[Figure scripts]
== == ==
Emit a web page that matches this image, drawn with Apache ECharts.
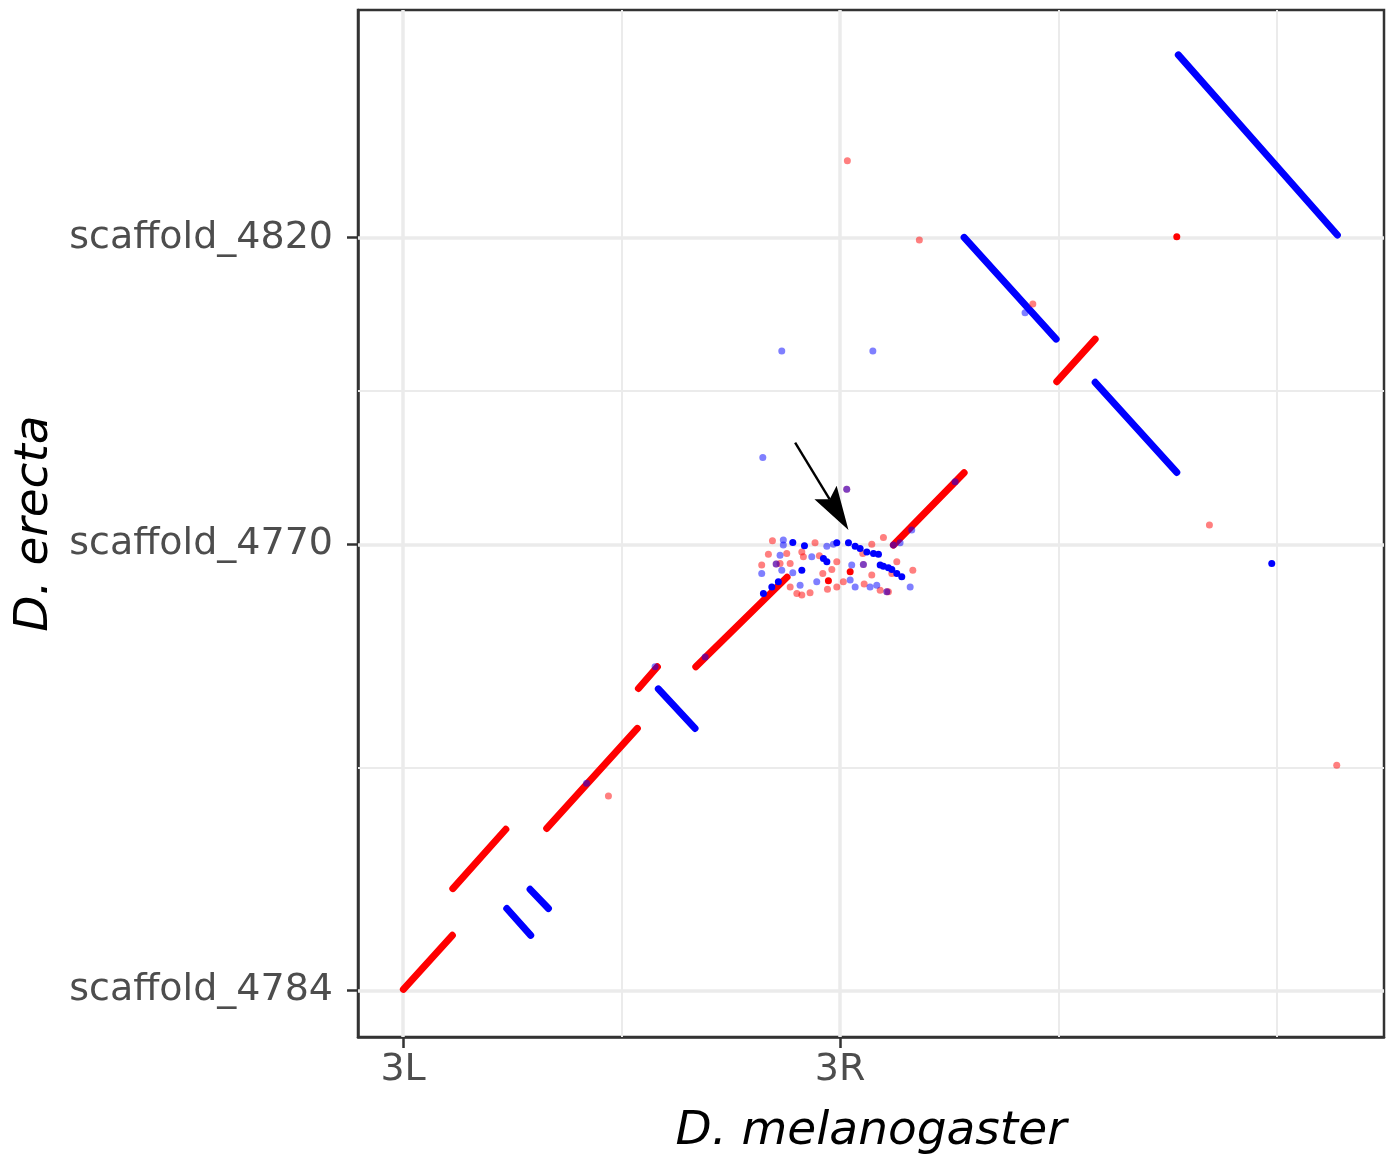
<!DOCTYPE html>
<html>
<head>
<meta charset="utf-8">
<script src="https://cdn.jsdelivr.net/npm/echarts@6/dist/echarts.min.js"></script>
<style>
    html, body { margin: 0; padding: 0; background: #fff; }
    #chart { width: 1393px; height: 1156px; }
</style>
</head>
<body>
<div id="chart"></div>
<script>
// axis breaks (cumulative Mb along each genome)
const xBreaks = [0, 28.11]
const xLabels = ['3L', '3R']
const xMinor = [14.055, 42.165, 56.22]
const yBreaks = [0, 28.8, 48.6]
const yLabels = ['scaffold_4784', 'scaffold_4770', 'scaffold_4820']
const yMinor = [14.4, 38.7]

// syntenic blocks [melX1, ereY1, melX2, ereY2]
const forwardBlocks = [
    [0.02, 0.06, 3.17, 3.55],
    [3.20, 6.57, 6.61, 10.40],
    [9.24, 10.45, 15.07, 16.91],
    [15.14, 19.49, 16.36, 20.89],
    [18.83, 20.89, 24.70, 26.68],
    [31.54, 28.75, 36.09, 33.42],
    [42.05, 39.30, 44.52, 42.05]
]
const reverseBlocks = [
    [6.67, 5.28, 8.21, 3.55],
    [8.17, 6.52, 9.35, 5.28],
    [16.42, 19.46, 18.78, 16.91],
    [36.09, 48.62, 42.01, 42.05],
    [44.52, 39.26, 49.77, 33.44],
    [49.87, 60.40, 60.10, 48.77]
]

// single hits
const forwardLight = [
    [13.21, 12.55], [28.58, 53.57], [33.21, 48.45], [40.51, 44.32], [51.87, 30.04], [60.06, 14.54], [28.54, 32.35],
    [23.76, 29.03], [23.50, 28.15], [24.68, 28.21], [24.90, 27.56], [25.65, 28.31], [25.75, 27.99], [26.50, 28.90],
    [26.78, 28.06], [27.90, 27.67], [27.58, 27.18], [27.00, 26.92], [27.30, 25.89], [27.90, 26.05], [28.32, 26.38],
    [25.33, 25.63], [25.65, 25.52], [26.18, 25.67], [24.90, 26.05], [30.15, 28.81], [30.90, 29.24], [29.57, 28.21],
    [30.15, 26.81], [29.66, 26.23], [30.69, 25.84], [31.22, 25.73], [31.44, 26.92], [31.76, 27.67], [32.79, 27.13],
    [23.07, 27.46], [24.25, 27.56], [24.00, 27.52], [29.61, 27.50], [31.12, 25.73]
]
const reverseLight = [
    [23.14, 34.41], [24.36, 41.28], [30.22, 41.28], [40.01, 43.75], [28.54, 32.35],
    [24.46, 29.07], [24.46, 28.75], [24.25, 28.10], [23.07, 26.92], [24.36, 27.13], [25.07, 26.96], [26.29, 27.99],
    [25.54, 26.16], [26.61, 26.38], [27.26, 28.68], [27.68, 28.81], [28.86, 27.46], [28.76, 26.49], [29.08, 26.05],
    [30.04, 26.05], [30.47, 26.16], [32.62, 26.05], [31.54, 28.75], [31.97, 28.90], [24.00, 27.52], [29.61, 27.50],
    [31.12, 25.73],
    [11.80, 13.37], [16.21, 20.89], [19.43, 21.53], [32.72, 29.72], [35.51, 32.84]
]
const forwardSolid = [[27.36, 26.44], [28.76, 27.02], [49.77, 48.66]]
const reverseSolid = [
    [23.18, 25.63], [23.72, 26.05], [24.14, 26.38], [25.07, 28.92], [25.82, 28.70], [25.65, 27.13], [27.04, 27.89],
    [27.26, 27.67], [27.90, 28.90], [28.65, 28.90], [29.08, 28.68], [29.40, 28.53], [29.83, 28.31], [30.26, 28.21],
    [30.58, 28.15], [30.69, 27.46], [30.90, 27.39], [31.22, 27.28], [31.44, 27.18], [31.76, 26.92], [32.08, 26.70],
    [55.88, 27.56]
]

// arrow [fromX, fromY, toX, toY]
const arrowNote = [[25.22, 35.36, 28.65, 29.72]]

const RED = '#ff0000'
const BLUE = '#0000ff'

function labelFor(breaks, labels) {
    return v => {
        const i = breaks.findIndex(b => Math.abs(b - v) < 1e-6)
        return i < 0 ? '' : labels[i]
    }
}

function blockRenderer(color) {
    return (params, api) => {
        const a = api.coord([api.value(0), api.value(1)])
        const b = api.coord([api.value(2), api.value(3)])
        return {
            type: 'line',
            shape: { x1: a[0], y1: a[1], x2: b[0], y2: b[1] },
            style: { stroke: color, lineWidth: 7, lineCap: 'round' }
        }
    }
}

function arrowRenderer(params, api) {
    const p0 = api.coord([api.value(0), api.value(1)])
    const p1 = api.coord([api.value(2), api.value(3)])
    const ang = Math.atan2(p1[1] - p0[1], p1[0] - p0[0])
    const c = Math.cos(ang)
    const s = Math.sin(ang)
    const at = (dx, dy) => [p1[0] + dx * c - dy * s, p1[1] + dx * s + dy * c]
    const len = 44
    const hw = 13
    const back = at(-len + 8, 0)
    return {
        type: 'group',
        children: [
            {
                type: 'line',
                shape: { x1: p0[0], y1: p0[1], x2: back[0], y2: back[1] },
                style: { stroke: '#000', lineWidth: 2.4 }
            },
            {
                type: 'polygon',
                shape: { points: [at(0, 0), at(-len, -hw), back, at(-len, hw)] },
                style: { fill: '#000' }
            }
        ]
    }
}

const gridLines = [
    ...xMinor.map(v => ({ xAxis: v, lineStyle: { color: '#ebebeb', width: 2, type: 'solid' } })),
    ...yMinor.map(v => ({ yAxis: v, lineStyle: { color: '#ebebeb', width: 2, type: 'solid' } })),
    ...xBreaks.map(v => ({ xAxis: v, lineStyle: { color: '#ebebeb', width: 3.5, type: 'solid' } })),
    ...yBreaks.map(v => ({ yAxis: v, lineStyle: { color: '#ebebeb', width: 3.5, type: 'solid' } }))
]

const tickLine = { color: '#333333', width: 2.5 }
const tickFont = { fontFamily: 'DejaVu Sans', fontSize: 38, color: '#4d4d4d' }
const titleFont = { fontFamily: 'DejaVu Sans', fontStyle: 'italic', fontSize: 47, color: '#000000' }

const option = {
    backgroundColor: '#ffffff',
    animation: false,
    grid: {
        left: 358, right: 9, top: 10, bottom: 119,
        outerBoundsMode: 'none', containLabel: false,
        show: true, borderColor: '#333333', borderWidth: 2.5, backgroundColor: '#ffffff'
    },
    xAxis: {
        type: 'value', min: -2.9, max: 63.1,
        name: 'D. melanogaster', nameLocation: 'middle', nameGap: 71, nameTextStyle: titleFont,
        axisLine: { show: true, onZero: false, lineStyle: tickLine },
        splitLine: { show: false },
        axisTick: { show: true, customValues: xBreaks, length: 11, lineStyle: tickLine },
        axisLabel: { customValues: xBreaks, margin: 14, formatter: labelFor(xBreaks, xLabels), ...tickFont }
    },
    yAxis: {
        type: 'value', min: -3.015, max: 63.3,
        name: 'D. erecta', nameLocation: 'middle', nameRotate: 90, nameGap: 299, nameTextStyle: titleFont,
        axisLine: { show: true, onZero: false, lineStyle: tickLine },
        splitLine: { show: false },
        axisTick: { show: true, customValues: yBreaks, length: 11, lineStyle: tickLine },
        axisLabel: { customValues: yBreaks, margin: 25, formatter: labelFor(yBreaks, yLabels), ...tickFont }
    },
    series: [
        {
            type: 'scatter', data: [], silent: true,
            markLine: { silent: true, z: 1, symbol: ['none', 'none'], label: { show: false }, animation: false, data: gridLines }
        },
        { type: 'custom', renderItem: blockRenderer(RED), data: forwardBlocks, z: 3, encode: { x: [0, 2], y: [1, 3] } },
        { type: 'custom', renderItem: blockRenderer(BLUE), data: reverseBlocks, z: 3, encode: { x: [0, 2], y: [1, 3] } },
        { type: 'scatter', data: forwardLight, symbolSize: 7, z: 4, itemStyle: { color: RED, opacity: 0.5 } },
        { type: 'scatter', data: forwardSolid, symbolSize: 7, z: 4, itemStyle: { color: RED, opacity: 1 } },
        { type: 'scatter', data: reverseLight, symbolSize: 7, z: 4, itemStyle: { color: BLUE, opacity: 0.5 } },
        { type: 'scatter', data: reverseSolid, symbolSize: 7, z: 4, itemStyle: { color: BLUE, opacity: 1 } },
        { type: 'custom', renderItem: arrowRenderer, data: arrowNote, z: 5, encode: { x: [0, 2], y: [1, 3] } }
    ]
}

const chart = echarts.init(document.getElementById('chart'))
chart.setOption(option)
window.addEventListener('resize', () => chart.resize())
</script>
</body>
</html>
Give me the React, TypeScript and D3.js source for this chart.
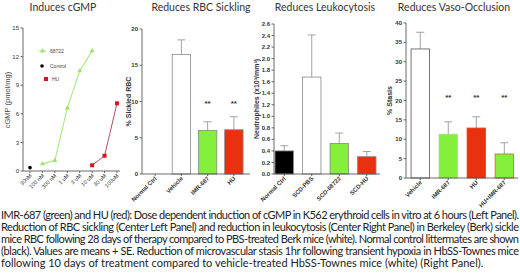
import React from "react";
import * as d3 from "d3";

const doses = ["30nM", "100 nM", "300 nM", "1 uM", "3 uM", "10 uM", "30 uM", "100uM"];
const cgmpGreen = [
  { dose: "100 nM", v: 0.75 },
  { dose: "300 nM", v: 1.1 },
  { dose: "1 uM", v: 6.6 },
  { dose: "3 uM", v: 10.5 },
  { dose: "10 uM", v: 12.6 },
];
const cgmpControl = [{ dose: "30nM", v: 0.35 }];
const cgmpHU = [
  { dose: "10 uM", v: 0.6 },
  { dose: "30 uM", v: 1.6 },
  { dose: "100uM", v: 7.1 },
];
const cgmpTicks = [0, 3, 6, 9, 12, 15];

const sickCats = ["Normal Ctrl", "Vehicle", "IMR-687", "HU"];
const sickVals = [0, 16.5, 6.0, 6.1];
const sickErr = [0, 2.0, 1.2, 1.8];
const sickStars = [false, false, true, true];
const sickTicks = [0, 5, 10, 15, 20];

const leukCats = ["Normal Ctrl", "SCD-PBS", "SCD-68722", "SCD-HU"];
const leukVals = [0.4, 1.68, 0.53, 0.3];
const leukErr = [0.09, 0.73, 0.18, 0.09];
const leukTicks = [0, 0.2, 0.4, 0.6, 0.8, 1.0, 1.2, 1.4, 1.6, 1.8, 2.0, 2.2, 2.4, 2.6];

const vasoCats = ["Vehicle", "IMR-687", "HU", "HU+IMR-687"];
const vasoVals = [33.3, 11.3, 12.9, 6.2];
const vasoErr = [4.3, 3.2, 2.9, 2.9];
const vasoStars = [false, true, true, true];
const vasoTicks = [0, 5, 10, 15, 20, 25, 30, 35, 40];

const captionLines = [
  "IMR-687 (green) and HU (red):  Dose dependent induction of cGMP in K562 erythroid cells in vitro at 6 hours (Left Panel).",
  "Reduction of RBC sickling (Center Left Panel) and reduction in leukocytosis (Center Right Panel) in Berkeley (Berk) sickle",
  "mice RBC following 28 days of therapy compared to PBS-treated Berk mice (white). Normal control littermates are shown",
  "(black). Values are means + SE. Reduction of microvascular stasis 1hr following transient hypoxia in HbSS-Townes mice",
  "following 10 days of treatment compared to vehicle-treated HbSS-Townes mice (white) (Right Panel).",
];

const WHITE = "#ffffff";
const GREEN = "#84f03c";
const RED = "#e8320f";
const BLACK = "#000000";
const sickColors = [WHITE, WHITE, GREEN, RED];
const leukColors = [BLACK, WHITE, GREEN, RED];
const vasoColors = [WHITE, GREEN, RED, GREEN];
const vasoStroke = ["#555", "#a8d890", "#d05020", "#c07020"];

const FONT = "Lato, 'Open Sans', sans-serif";
const AXC = "#444";

function YAxis({ x, y, ticks, fmt, bold }: any) {
  return (
    <g>
      <line x1={x} x2={x} y1={y.range()[0]} y2={y.range()[1]} stroke={AXC} strokeWidth={0.8} />
      {ticks.map((t: number) => (
        <g key={t}>
          <line x1={x - 2.5} x2={x} y1={y(t)} y2={y(t)} stroke={AXC} strokeWidth={0.8} />
          <text x={x - 4} y={y(t)} dy="0.35em" textAnchor="end" fontSize={6} fontWeight={bold ? 700 : 400} fill="#333" fontFamily="Arial, Liberation Sans, sans-serif">
            {fmt(t)}
          </text>
        </g>
      ))}
    </g>
  );
}

function XLabels({ cats, xc, y0, size }: any) {
  return (
    <g>
      {cats.map((c: string) => (
        <text key={c} transform={`translate(${xc(c) + 2},${y0 + 5}) rotate(-45)`} textAnchor="end" fontSize={size} fontWeight={700} fill="#333" fontFamily="Arial, Liberation Sans, sans-serif">
          {c}
        </text>
      ))}
    </g>
  );
}

function BarPanel({ cats, vals, errs, colors, strokes, stars, starY, xRange, axisEnd, pi, po, yTop, yBot, domainMax, ticks, fmt, title, titleX, ylabel, ylabelX }: any) {
  const x = d3.scaleBand<string>().domain(cats).range(xRange).paddingInner(pi).paddingOuter(po);
  const y = d3.scaleLinear().domain([0, domainMax]).range([yBot, yTop]);
  const xc = (c: string) => (x(c) as number) + x.bandwidth() / 2;
  const axX = xRange[0];
  return (
    <g>
      <text x={titleX} y={10.5} textAnchor="middle" fontSize={10.5} fill="#333" fontFamily={FONT}>{title}</text>
      {cats.map((c: string, i: number) => {
        const v = vals[i];
        if (v <= 0) return null;
        const top = y(v + errs[i]);
        return (
          <g key={c}>
            <line x1={xc(c)} x2={xc(c)} y1={y(v)} y2={top} stroke="#999" strokeWidth={0.9} />
            <line x1={xc(c) - 4} x2={xc(c) + 4} y1={top} y2={top} stroke="#999" strokeWidth={0.9} />
            <rect x={x(c)} y={y(v)} width={x.bandwidth()} height={yBot - y(v)} fill={colors[i]} stroke={strokes ? strokes[i] : "#888"} strokeWidth={0.8} />
          </g>
        );
      })}
      {stars &&
        cats.map((c: string, i: number) =>
          stars[i] ? (
            <text key={c} x={xc(c)} y={starY} textAnchor="middle" fontSize={8} fontWeight={700} fill="#333" fontFamily="Arial, sans-serif">**</text>
          ) : null
        )}
      <line x1={axX} x2={axisEnd} y1={yBot} y2={yBot} stroke={AXC} strokeWidth={0.8} />
      {cats.map((c: string) => (
        <line key={c} x1={xc(c)} x2={xc(c)} y1={yBot} y2={yBot + 2} stroke={AXC} strokeWidth={0.8} />
      ))}
      <YAxis x={axX} y={y} ticks={ticks} fmt={fmt} bold />
      <XLabels cats={cats} xc={xc} y0={yBot} size={6} />
      <text transform={`translate(${ylabelX},${(yTop + yBot) / 2}) rotate(-90)`} textAnchor="middle" fontSize={7} fontWeight={700} fill="#333" fontFamily="Arial, sans-serif">{ylabel}</text>
    </g>
  );
}

function LinePanel() {
  const x = d3.scalePoint<string>().domain(doses).range([30, 117]);
  const y = d3.scaleLinear().domain([0, 15]).range([171, 28]);
  const line = d3.line<any>().x((d) => x(d.dose) as number).y((d) => y(d.v));
  const tri = d3.symbol().type(d3.symbolTriangle).size(10)();
  return (
    <g>
      <text x={63} y={10.5} textAnchor="middle" fontSize={10.5} fill="#333" fontFamily={FONT}>Induces cGMP</text>
      <path d={line(cgmpGreen) as string} fill="none" stroke="#a6e97a" strokeWidth={1.1} />
      {cgmpGreen.map((d) => (
        <path key={d.dose} d={tri as string} transform={`translate(${x(d.dose)},${y(d.v)})`} fill="#9be070" />
      ))}
      <path d={line(cgmpHU) as string} fill="none" stroke="#b05060" strokeWidth={1} />
      {cgmpHU.map((d) => (
        <rect key={d.dose} x={(x(d.dose) as number) - 2} y={y(d.v) - 2} width={4} height={4} fill="#d8141e" />
      ))}
      {cgmpControl.map((d) => (
        <circle key={d.dose} cx={x(d.dose)} cy={y(d.v)} r={1.8} fill="#000" />
      ))}
      <line x1={23} x2={120} y1={171} y2={171} stroke={AXC} strokeWidth={0.8} />
      {doses.map((c) => (
        <line key={c} x1={x(c)} x2={x(c)} y1={171} y2={173} stroke={AXC} strokeWidth={0.8} />
      ))}
      <YAxis x={23} y={y} ticks={cgmpTicks} fmt={(t: number) => String(t)} bold={false} />
      {doses.map((c) => (
        <text key={c} transform={`translate(${(x(c) as number) + 2},${176}) rotate(-45)`} textAnchor="end" fontSize={5.5} fill="#333" fontFamily="Arial, sans-serif">{c}</text>
      ))}
      <text transform={`translate(10,100) rotate(-90)`} textAnchor="middle" fontSize={7.5} fill="#444" fontFamily="Arial, sans-serif">cGMP (pmol/mg)</text>
      <line x1={39} x2={46} y1={51} y2={51} stroke="#a6e97a" strokeWidth={1} />
      <path d={tri as string} transform="translate(42.5,51)" fill="#9be070" />
      <text x={50} y={51} dy="0.35em" fontSize={5} fill="#444" fontFamily="Arial, sans-serif">68722</text>
      <circle cx={42} cy={66} r={1.8} fill="#000" />
      <text x={50} y={66} dy="0.35em" fontSize={5} fill="#444" fontFamily="Arial, sans-serif">Control</text>
      <rect x={44} y={77} width={4} height={4} fill="#d8141e" />
      <text x={52} y={79} dy="0.35em" fontSize={5} fill="#444" fontFamily="Arial, sans-serif">HU</text>
    </g>
  );
}

export default function App() {
  return (
    <svg width={520} height={273} style={{ position: "absolute", left: 0, top: 0, background: "#fff" }}>
      <rect width={520} height={273} fill="#fff" />
      <LinePanel />
      <BarPanel cats={sickCats} vals={sickVals} errs={sickErr} colors={sickColors} stars={sickStars} starY={106}
        xRange={[142, 247]} axisEnd={250} pi={0.3} po={0.15} yTop={29} yBot={174} domainMax={20} ticks={sickTicks}
        fmt={(t: number) => String(t)} title="Reduces RBC Sickling" titleX={201} ylabel="% Sickled RBC" ylabelX={131} />
      <BarPanel cats={leukCats} vals={leukVals} errs={leukErr} colors={leukColors} stars={null} starY={0}
        xRange={[274, 377]} axisEnd={380} pi={0.33} po={0.036} yTop={24} yBot={174} domainMax={2.6} ticks={leukTicks}
        fmt={(t: number) => t.toFixed(1)} title="Reduces Leukocytosis" titleX={325} ylabel="Neutrophiles (x10³/mm³)" ylabelX={259} />
      <BarPanel cats={vasoCats} vals={vasoVals} errs={vasoErr} colors={vasoColors} strokes={vasoStroke} stars={vasoStars} starY={100}
        xRange={[406, 518.6]} axisEnd={518} pi={0.34} po={0.18} yTop={23} yBot={178} domainMax={40} ticks={vasoTicks}
        fmt={(t: number) => String(t)} title="Reduces Vaso-Occlusion" titleX={454} ylabel="% Stasis" ylabelX={392} />
      {captionLines.map((l, i) => (
        <text key={i} x={1} y={219 + i * 12} fontSize={11} fill="#222" fontFamily={FONT}
          {...(i < 4 ? { textLength: 518, lengthAdjust: "spacing" } : {})}>
          {l}
        </text>
      ))}
    </svg>
  );
}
== == ==
Only the lines from the one with "Give me the" through the one with "30, 35, 40];", both included, go in the copy, exactly as written. Leave the pictures behind.

Give me the React, TypeScript and D3.js source for this chart.
import React from "react";
import * as d3 from "d3";

const doses = ["30nM", "100 nM", "300 nM", "1 uM", "3 uM", "10 uM", "30 uM", "100uM"];
const cgmpGreen = [
  { dose: "100 nM", v: 0.75 },
  { dose: "300 nM", v: 1.1 },
  { dose: "1 uM", v: 6.6 },
  { dose: "3 uM", v: 10.5 },
  { dose: "10 uM", v: 12.6 },
];
const cgmpControl = [{ dose: "30nM", v: 0.35 }];
const cgmpHU = [
  { dose: "10 uM", v: 0.6 },
  { dose: "30 uM", v: 1.6 },
  { dose: "100uM", v: 7.1 },
];
const cgmpTicks = [0, 3, 6, 9, 12, 15];

const sickCats = ["Normal Ctrl", "Vehicle", "IMR-687", "HU"];
const sickVals = [0, 16.5, 6.0, 6.1];
const sickErr = [0, 2.0, 1.2, 1.8];
const sickStars = [false, false, true, true];
const sickTicks = [0, 5, 10, 15, 20];

const leukCats = ["Normal Ctrl", "SCD-PBS", "SCD-68722", "SCD-HU"];
const leukVals = [0.4, 1.68, 0.53, 0.3];
const leukErr = [0.09, 0.73, 0.18, 0.09];
const leukTicks = [0, 0.2, 0.4, 0.6, 0.8, 1.0, 1.2, 1.4, 1.6, 1.8, 2.0, 2.2, 2.4, 2.6];

const vasoCats = ["Vehicle", "IMR-687", "HU", "HU+IMR-687"];
const vasoVals = [33.3, 11.3, 12.9, 6.2];
const vasoErr = [4.3, 3.2, 2.9, 2.9];
const vasoStars = [false, true, true, true];
const vasoTicks = [0, 5, 10, 15, 20, 25, 30, 35, 40];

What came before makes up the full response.